The grenades exploded. Burning white phosphorus spewed in all directions. Thick, choking smoke covered the ground and spread through the trees. Fires began, from the heat of the incendiary grenades, even with everything soaked. The grenades would form a good antipersonnel barrier. White phosphorus burned human flesh down to the bone; it was unquenchable.
The SEAL team crawled to the rear, quickly taking turns firing their weapons back through the smoke. Felix let loose a three-round burst and heard an enemy scream.
“Let’s go,” Felix shouted.
The SEALs stood and regrouped on the run. On and on they ran, away from the ambush site.
The lieutenant cursed. “We’re compromised,” he said in Portuguese, “and we haven’t found out a single useful thing.”
Felix concurred, did a head count, and turned and fired another burst through the drifting white phosphorus smoke. “I don’t think we’re being pursued,” he said between ragged breaths. “Irregulars… Must have thought we were Brazilian Army, tired and bored after lunch.” He vaulted a protruding root as the other SEALs kept pace. One of the enlisted men fired a burst toward the ambushers, then another.
“Didn’t expect us to be so alert,” Felix panted. “Surprised we reacted so fast and violently.” He ran on, breathing heavily, reviewing the action in his mind. “They set off that Claymore a moment too late.” Pant, pant. “Most of their bullets went high.”
The lieutenant nodded. He was shaking now from the surge of adrenaline and gasping too fast to speak.
Felix signaled the team to halt and take up a defensive position. The men quickly checked one another for wounds or equipment damage. They were okay. Felix listened; he let a few minutes go by. The bird and animal noises told him his team wasn’t being followed.
“Which way now?” he whispered to the lieutenant.
“Let me think.”
Felix didn’t like this. To accomplish their mission, they needed hard proof that Axis agents were operating in this area, if indeed they were. To come back empty-handed meant failure.
We have to at least probe farther in. If Axis agents aren’t involved, we need to see much more to know it for sure.

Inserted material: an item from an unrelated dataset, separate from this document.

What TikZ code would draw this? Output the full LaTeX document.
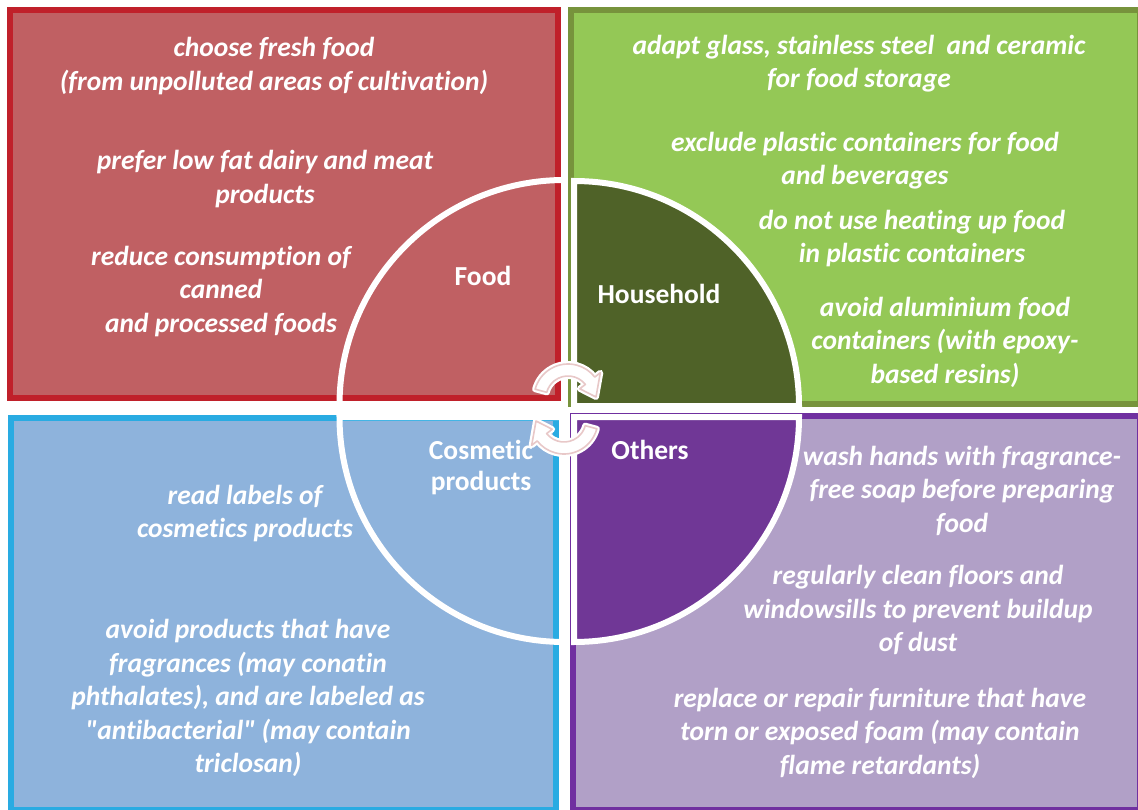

“Head north,” Felix whispered, still speaking in Portuguese. “Outflank these guerrillas, then turn west. Get behind them.”
“Concur,” the lieutenant whispered. “Move through their rear. See what we learn that way… But why not outflank them south?”
“We came from south. North, we cover new territory.”
The lieutenant nodded. He began to catch his breath.
“We change our route formation. Column, single file. I want more weapons covering west in case the hostiles come at us again.”
“I don’t know, LT. We still need good all-around defense.” Felix gestured out at the jungle. “We don’t know who else is hiding where.”
“Negative.”
“But—”
“Do it my way.”
Felix had to agree — the lieutenant was the man in charge.
An old saying ran through Felix’s mind, seeing the LT’s hardened attitude: It’s better to be sure than right.
The only thing is, in Special Warfare clandestine ops, being sure but wrong gets people killed.